Electricity doesn't want to go back to ground; it wants to go back to source. The difference is neutral goes back to the transformer (source for human-made power), and ground goes to the earth (return for naturally made power: lightning and ESD).

A lot of people conflate the two, on the logic that they're tied together at the service panel. That should only be one place in your whole service. The job of the neutral-ground equipotential bond is to a) prevent hots and neutral from floating at thousands of volts (Say due to capacitive coupling inside a supply transformer)... and b) allow fault current moving on ground an easy path back to neutral, so the fault current can flow enough current to overcurrent-trip the breaker. (otherwise fault current flows indefinitely, and simply energizes your grounds).

One option: rewire it as a main service panel

Now, in the old days, they allowed groundless 3-wire feeders to subpanels in outbuildings. I gather your installation is that old. That's dangerous generally; however with such very long distances there is some sense to treating the line to this outbuilding like it's a Service. Service lines (e.g. your pole drop from the Power Co.) do not carry grounds. Talk to your local inspector about giving you waiver for that... if your very old installation isn't grandfathered. (if it was built to code at the time, you don't need to modernize it).

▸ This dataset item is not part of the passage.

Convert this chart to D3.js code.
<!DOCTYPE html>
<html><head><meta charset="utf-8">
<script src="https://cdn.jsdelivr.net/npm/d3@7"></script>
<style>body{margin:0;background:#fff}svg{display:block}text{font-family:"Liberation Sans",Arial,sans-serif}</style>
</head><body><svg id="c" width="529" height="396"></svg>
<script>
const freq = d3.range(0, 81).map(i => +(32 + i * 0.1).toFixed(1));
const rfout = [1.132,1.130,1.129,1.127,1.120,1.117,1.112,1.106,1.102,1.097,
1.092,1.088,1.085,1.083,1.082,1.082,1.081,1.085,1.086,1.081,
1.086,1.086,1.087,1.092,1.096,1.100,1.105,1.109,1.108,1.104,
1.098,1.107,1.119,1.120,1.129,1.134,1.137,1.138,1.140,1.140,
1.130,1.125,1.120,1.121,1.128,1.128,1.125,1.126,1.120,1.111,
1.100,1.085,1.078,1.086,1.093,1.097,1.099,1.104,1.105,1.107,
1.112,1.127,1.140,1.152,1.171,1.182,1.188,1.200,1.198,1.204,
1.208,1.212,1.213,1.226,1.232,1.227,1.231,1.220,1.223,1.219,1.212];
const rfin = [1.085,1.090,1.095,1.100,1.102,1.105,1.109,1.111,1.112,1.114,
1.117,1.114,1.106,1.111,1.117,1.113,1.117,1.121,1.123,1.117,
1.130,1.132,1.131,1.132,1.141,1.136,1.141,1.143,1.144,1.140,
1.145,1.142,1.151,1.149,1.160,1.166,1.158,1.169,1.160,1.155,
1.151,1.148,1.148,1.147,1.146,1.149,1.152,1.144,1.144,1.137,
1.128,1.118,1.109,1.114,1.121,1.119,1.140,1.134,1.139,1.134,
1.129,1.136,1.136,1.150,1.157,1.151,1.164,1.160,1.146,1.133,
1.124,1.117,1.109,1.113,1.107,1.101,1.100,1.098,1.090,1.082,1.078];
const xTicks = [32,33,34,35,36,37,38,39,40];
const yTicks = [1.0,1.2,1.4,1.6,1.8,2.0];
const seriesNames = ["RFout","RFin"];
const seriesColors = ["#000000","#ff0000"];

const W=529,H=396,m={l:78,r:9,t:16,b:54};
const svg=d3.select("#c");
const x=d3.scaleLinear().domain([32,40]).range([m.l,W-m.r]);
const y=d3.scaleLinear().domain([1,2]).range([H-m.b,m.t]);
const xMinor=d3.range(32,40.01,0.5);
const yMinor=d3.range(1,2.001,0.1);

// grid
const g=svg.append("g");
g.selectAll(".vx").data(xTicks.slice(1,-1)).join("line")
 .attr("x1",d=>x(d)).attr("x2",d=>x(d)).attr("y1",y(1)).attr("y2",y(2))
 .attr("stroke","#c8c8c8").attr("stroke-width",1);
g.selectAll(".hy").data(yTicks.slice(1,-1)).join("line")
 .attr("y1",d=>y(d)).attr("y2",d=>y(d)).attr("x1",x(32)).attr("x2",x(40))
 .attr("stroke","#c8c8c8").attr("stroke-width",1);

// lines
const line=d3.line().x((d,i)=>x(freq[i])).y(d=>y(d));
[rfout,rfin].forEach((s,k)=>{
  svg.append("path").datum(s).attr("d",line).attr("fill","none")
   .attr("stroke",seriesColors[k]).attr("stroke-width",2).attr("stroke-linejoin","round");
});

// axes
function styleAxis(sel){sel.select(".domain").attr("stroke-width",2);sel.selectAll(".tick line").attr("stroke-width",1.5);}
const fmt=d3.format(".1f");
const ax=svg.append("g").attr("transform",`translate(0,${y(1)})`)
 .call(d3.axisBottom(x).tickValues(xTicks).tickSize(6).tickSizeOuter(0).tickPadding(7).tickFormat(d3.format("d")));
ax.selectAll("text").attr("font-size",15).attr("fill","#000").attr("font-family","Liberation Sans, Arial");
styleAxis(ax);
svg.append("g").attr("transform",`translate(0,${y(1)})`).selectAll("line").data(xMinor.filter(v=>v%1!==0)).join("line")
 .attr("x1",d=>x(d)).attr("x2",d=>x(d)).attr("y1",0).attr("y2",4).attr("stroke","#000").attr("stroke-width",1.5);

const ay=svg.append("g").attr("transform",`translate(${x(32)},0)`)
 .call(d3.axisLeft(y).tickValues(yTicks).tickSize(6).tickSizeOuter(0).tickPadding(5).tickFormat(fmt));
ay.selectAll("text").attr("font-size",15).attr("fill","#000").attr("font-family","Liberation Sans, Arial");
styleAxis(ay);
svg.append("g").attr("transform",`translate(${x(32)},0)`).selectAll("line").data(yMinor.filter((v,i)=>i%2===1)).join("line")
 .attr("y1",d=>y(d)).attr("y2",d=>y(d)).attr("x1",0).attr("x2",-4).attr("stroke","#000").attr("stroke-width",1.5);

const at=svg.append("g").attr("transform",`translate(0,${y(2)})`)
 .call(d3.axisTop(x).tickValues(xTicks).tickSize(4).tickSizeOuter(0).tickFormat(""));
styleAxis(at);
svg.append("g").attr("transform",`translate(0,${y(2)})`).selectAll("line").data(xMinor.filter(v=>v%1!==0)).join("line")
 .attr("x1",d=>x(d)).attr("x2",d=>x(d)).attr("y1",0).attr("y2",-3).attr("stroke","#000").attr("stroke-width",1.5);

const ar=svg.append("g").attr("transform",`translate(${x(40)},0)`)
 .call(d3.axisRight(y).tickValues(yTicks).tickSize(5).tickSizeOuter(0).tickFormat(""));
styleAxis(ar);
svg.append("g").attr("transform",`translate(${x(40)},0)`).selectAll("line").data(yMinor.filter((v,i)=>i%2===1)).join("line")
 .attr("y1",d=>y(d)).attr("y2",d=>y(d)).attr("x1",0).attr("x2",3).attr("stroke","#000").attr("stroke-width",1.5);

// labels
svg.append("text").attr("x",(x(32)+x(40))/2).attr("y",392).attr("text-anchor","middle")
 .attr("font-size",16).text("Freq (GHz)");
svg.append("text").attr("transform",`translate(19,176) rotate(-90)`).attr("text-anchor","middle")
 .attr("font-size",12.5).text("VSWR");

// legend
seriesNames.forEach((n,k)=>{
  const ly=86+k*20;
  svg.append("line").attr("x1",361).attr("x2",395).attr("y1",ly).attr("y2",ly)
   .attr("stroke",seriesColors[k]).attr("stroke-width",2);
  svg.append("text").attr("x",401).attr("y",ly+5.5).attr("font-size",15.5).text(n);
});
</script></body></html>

If you have your grandfathering or waiver, you treat it just like a service and the panel like a main panel: 2 local ground rods at the building (or an Ufer ground or 1 rod that passes the expensive test), which you need anyway, because it's an outbuilding. Then install the one neutral-ground equipotential bond there in the "main" panel.

Another option: Go 240V with a transformer

If you are not grandfathered and your inspector won't give a waiver, you will need to wire a ground wire from the main panel. Given the cost of trenching, I would say you are better off going with a transformer, which has 2 effects:

• It only needs 2 wires, freeing up your third wire to be used as safety ground.
• It turns this barn panel into a separately derived service which means you do indeed bond neutral and ground.

I mention this because most people spec their wiring runs for 3% drop, and #4 aluminum at 500' only gives you 19A @ 3% drop. So I'm guessing you only intend lights and odd plugs/sockets (dual 20A). Well, that's only 4800 VA, and 5k VA transformers are $100 on Craigslist.

In a transformer setup, the 3 wires are tasked to 2 hots and 1 safety ground. No neutral. The pole service feeds the 2 hots at 240V via a 20A breaker. At the barn, the 2 hots go into the primary of the 5 KVA transformer. The service panel is then served by the secondary's L1, L2 and neutral. Now you have 20A @ 240V, or dual 20A @ 120V.

If you want more, you could go with a >=7.2 KVA transformer and run 30A that same way... at 4.8% voltage drop, which is acceptable. But the transformer will be more money.

You could do the same with a 10 KVA transformer, running 40A, but voltage drop would be 6.5% at full current, which is really, really pushing it.

If you want much more, you can get 25 KVA transformers at both ends back to back (primary to primary both jumpered for 480V). Then backfeed the transformer at the pole, so it's a 240V-240V pair of transformers with 480V for transmission. The wire would run 480V@50A for only 4.1% voltage drop, perfectly reasonable! That will give you 100A@240V at the garage. So if you want a Tesla 80A charger, you're all set.

If you want even yet more, you can do ditto-ditto- dual 240V/600V transformers at hard wire limit of 65A@600V (39 KVA) at 4.2% drop. That will deliver 163A @ 240V to the shop, though realistically, 175A because you'd need to round up to the next available breaker.

All of the above is a no-trenching option.